“Bone dry” are the first words likely to come to mind after an initial glance at Tooele County’s valleys, the Great Salt Lake Desert, and most of its 13 distinct mountain ranges. But a deeper look reveals that our dry renown is a geologically recent occurrence. The why and how behind the county’s unique and often stark landforms has more to do with water than dust.
During a spring storm not long ago, I was reminded of this while driving northbound on SR-36 toward Lake Point. It was raining hard, yet as I passed Erda and Stansbury Park, it began to lighten. I glanced over to the Oquirrh Mountains and saw an unexpected, natural occurrence that made me pull off the road. What I saw is with me still.
Overhead was a thick layer of unbroken and rain-swollen stratocumulus clouds. The color of brushed titanium, they hung from the sky like a huge down comforter, and extended from the Oquirrhs to the Stansbury Mountains, and out across the Great Salt Lake. But that isn’t what caught my eye; it was the point at which the base of the clouds made contact with the Oquirrhs above Lake Point.

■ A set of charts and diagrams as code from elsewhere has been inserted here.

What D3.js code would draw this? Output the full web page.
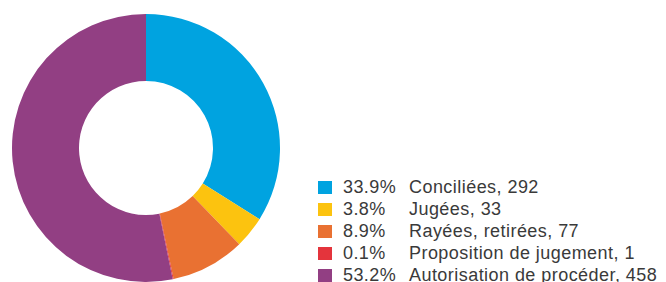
<!DOCTYPE html>
<html>
<head>
<meta charset="utf-8" />
<script src="https://d3js.org/d3.v7.min.js"></script>
<style>
    body { margin: 0; background: #fff; }
    text { font-family: "Liberation Sans", Arial, sans-serif; fill: #3a3a3a; }
</style>
</head>
<body>
<svg id="chart" width="666" height="282"></svg>
<script>
    var categories = ["Conciliées", "Jugées", "Rayées, retirées", "Proposition de jugement", "Autorisation de procéder"];
    var counts = [292, 33, 77, 1, 458];
    var percents = ["33.9%", "3.8%", "8.9%", "0.1%", "53.2%"];
    var colors = ["#00a3e0", "#fcc30f", "#e97132", "#e4343c", "#923f83"];

    var svg = d3.select("#chart");

    var cx = 146, cy = 148, outer = 134, inner = 67;

    var pie = d3.pie().sort(null).value(function(d) { return d; });
    var arc = d3.arc().innerRadius(inner).outerRadius(outer);

    svg.append("g")
        .attr("transform", "translate(" + cx + "," + cy + ")")
        .selectAll("path")
        .data(pie(counts))
        .enter().append("path")
        .attr("d", arc)
        .attr("fill", function(d, i) { return colors[i]; });

    // legend
    var rowY = d3.scaleLinear().domain([0, 1]).range([193, 215]);

    var rows = svg.append("g").selectAll("g")
        .data(categories)
        .enter().append("g")
        .attr("transform", function(d, i) { return "translate(0," + rowY(i) + ")"; });

    rows.append("rect")
        .attr("x", 318)
        .attr("y", -12)
        .attr("width", 14)
        .attr("height", 13)
        .attr("fill", function(d, i) { return colors[i]; });

    rows.append("text")
        .attr("x", 343)
        .attr("font-size", 18)
        .attr("letter-spacing", 0.4)
        .text(function(d, i) { return percents[i]; });

    rows.append("text")
        .attr("x", 409)
        .attr("font-size", 18)
        .attr("letter-spacing", 0.45)
        .text(function(d, i) { return d + ", " + counts[i]; });
</script>
</body>
</html>
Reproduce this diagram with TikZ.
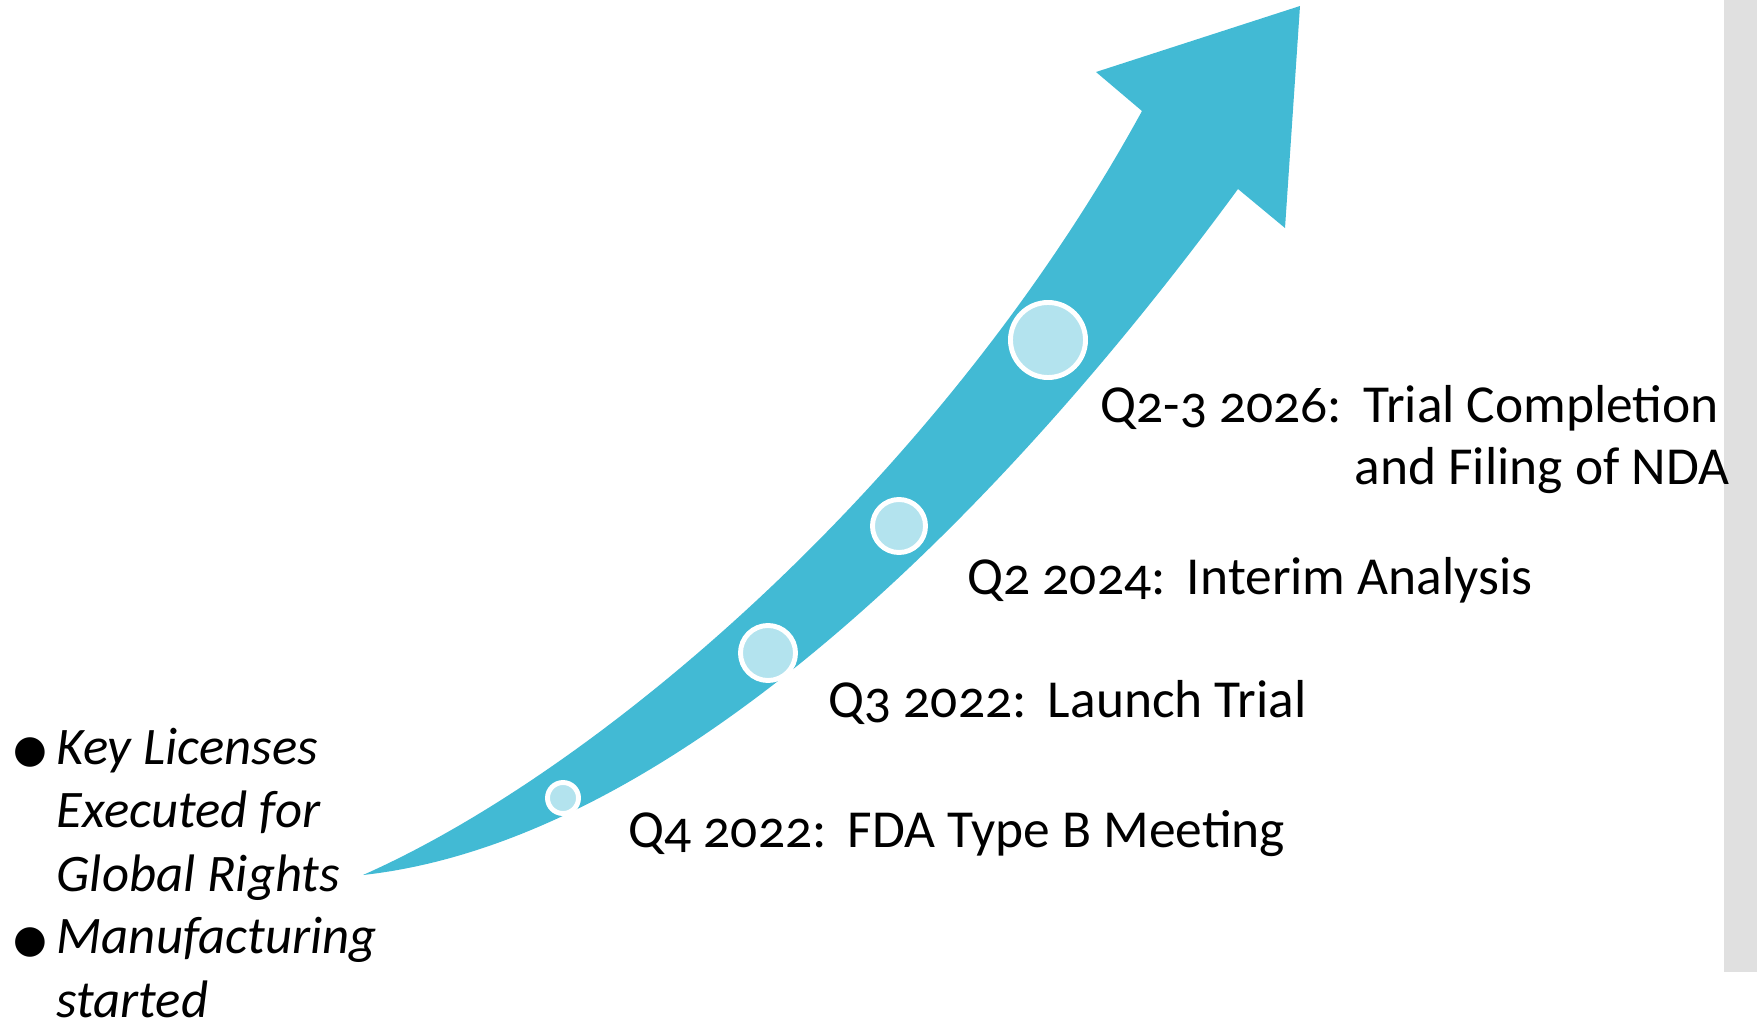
\documentclass[tikz,border=0pt]{standalone}
\usepackage{fontspec}
\setmainfont{Carlito}[Numbers=OldStyle]
\newfontfamily\symfont{DejaVu Sans}
\usepackage{tikz}
\definecolor{arrowblue}{RGB}{66,186,212}
\definecolor{dotblue}{RGB}{179,227,238}
\definecolor{sidegray}{RGB}{224,224,224}
\usetikzlibrary{positioning}

\begin{document}
\begin{tikzpicture}[x=0.01cm, y=-0.01cm,
    milestone/.style={circle, draw=white, line width=1.4pt, fill=dotblue,
                      minimum size=#1, inner sep=0pt},
    label/.style={anchor=base west, inner sep=0pt, font=\fontsize{15.2}{18}\selectfont},
    note/.style={anchor=base west, inner sep=0pt, align=left,
                 font=\fontsize{15}{18}\selectfont\itshape},
    dot/.style={inner sep=0pt, font=\fontsize{11}{11}\selectfont\symfont}
]
    \useasboundingbox (0,0) rectangle (1757,1027);
    \fill[sidegray] (1724,0) rectangle (1757,972);

    % the rising arrow
    \fill[arrowblue] (363,875) .. controls (600,770) and (940,480) .. (1142,111)
        -- (1096,72) -- (1300,6) -- (1285,228) -- (1238,189)
        .. controls (1010,500) and (680,840) .. cycle;

    % milestones on the arrow
    \node[milestone=0.31cm] (m1) at (563,798) {};
    \node[milestone=0.55cm] (m2) at (768,653) {};
    \node[milestone=0.53cm] (m3) at (899,526) {};
    \node[milestone=0.75cm] (m4) at (1048,340) {};

    \node[label] (q4) at (628,847) {Q4 2022:\hspace{0.4em}FDA Type B Meeting};
    \node[label] (q3) at (828,717) {Q3 2022:\hspace{0.4em}Launch Trial};
    \node[label] (q2) at (967,594) {Q2 2024:\hspace{0.4em}Interim Analysis};
    \node[label] (q23) at (1100,422) {Q2-3 2026:\hspace{0.4em}Trial Completion};
    \node[label, anchor=base east] (q23b) at (1730,484) {and Filing of NDA};

    % bullet list, bottom left (base = last line)
    \node[dot] (b1) at (30,752) {●};
    \node[note] (n1) at (56,891) {Key Licenses\\Executed for\\Global Rights};
    \node[dot] (b2) at (30,942) {●};
    \node[note] (n2) at (56,1017) {Manufacturing\\started};
\end{tikzpicture}
\end{document}
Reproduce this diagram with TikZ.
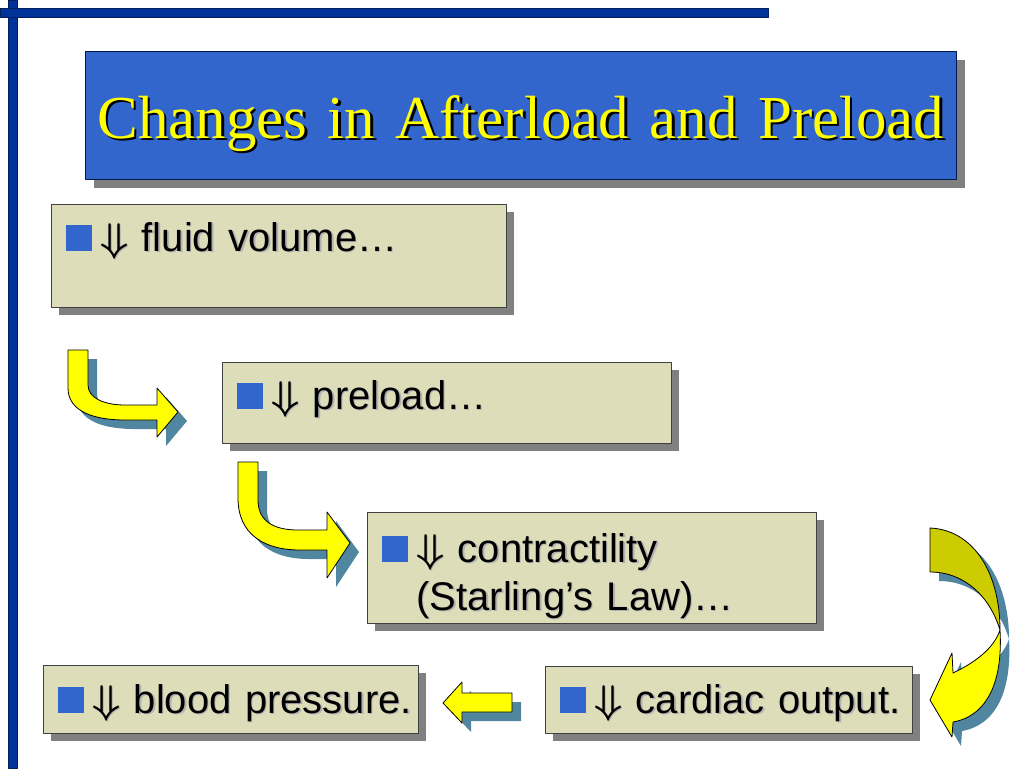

Until about 15,000 years ago, Tooele County and more than half of Utah and portions of Nevada and Idaho were submerged by Lake Bonneville. Geologists say the massive ancient lake, predecessor of today’s much punier Great Salt Lake, was fed by a cooler, wetter climate. In fact, the lake was so large, it was suspected of triggering its own weather systems and dominated the region for hundreds of thousands of years. The Bonneville level is the highest point the lake attained, which geologists say was about 5,100 feet above sea level.
As Lake Bonneville began to recede from that height, it scoured pronounced “bathtub rings” of beaches, escarpments and wave-cut cliffs on area mountains. These features are pronounced on the Oquirrh’s west slopes that abruptly ascend from Tooele Valley, and even more so on the range’s north side between Lake Point and Kennecott where sharply tilted blocks of rock point skyward. And at about 900 feet above Lake Point, on an ancient beach terrace left behind by Lake Bonneville’s waves 20,000 years ago, the base of the clouds brushed against the mountains like freeze-framed surf.
What made this collision of cloud and rock so unforgettable was the clear-cut delineation between the two directly at the Bonneville level. Standing next to my car with light rain hitting my face, I envisioned being at the bottom of Lake Bonneville — and looking up through 900 feet of water to its gray surface. In one unexpected moment, the synergism of light, land and sky allowed me to briefly comprehend the depth and power of this ancient lake that shaped much of Tooele County’s landscape.
There have been many times over the years where an unexpected, natural occurrence revealed something about Tooele County’s past to me. I look forward to many more. With the Vernal Equinox — the first day of spring — just six weeks away, and hopefully generous wet storms to follow, maybe there will be another opportunity to imagine Lake Bonneville’s depth and immensity in such a poignant way.
I’ll be looking. Maybe you will too.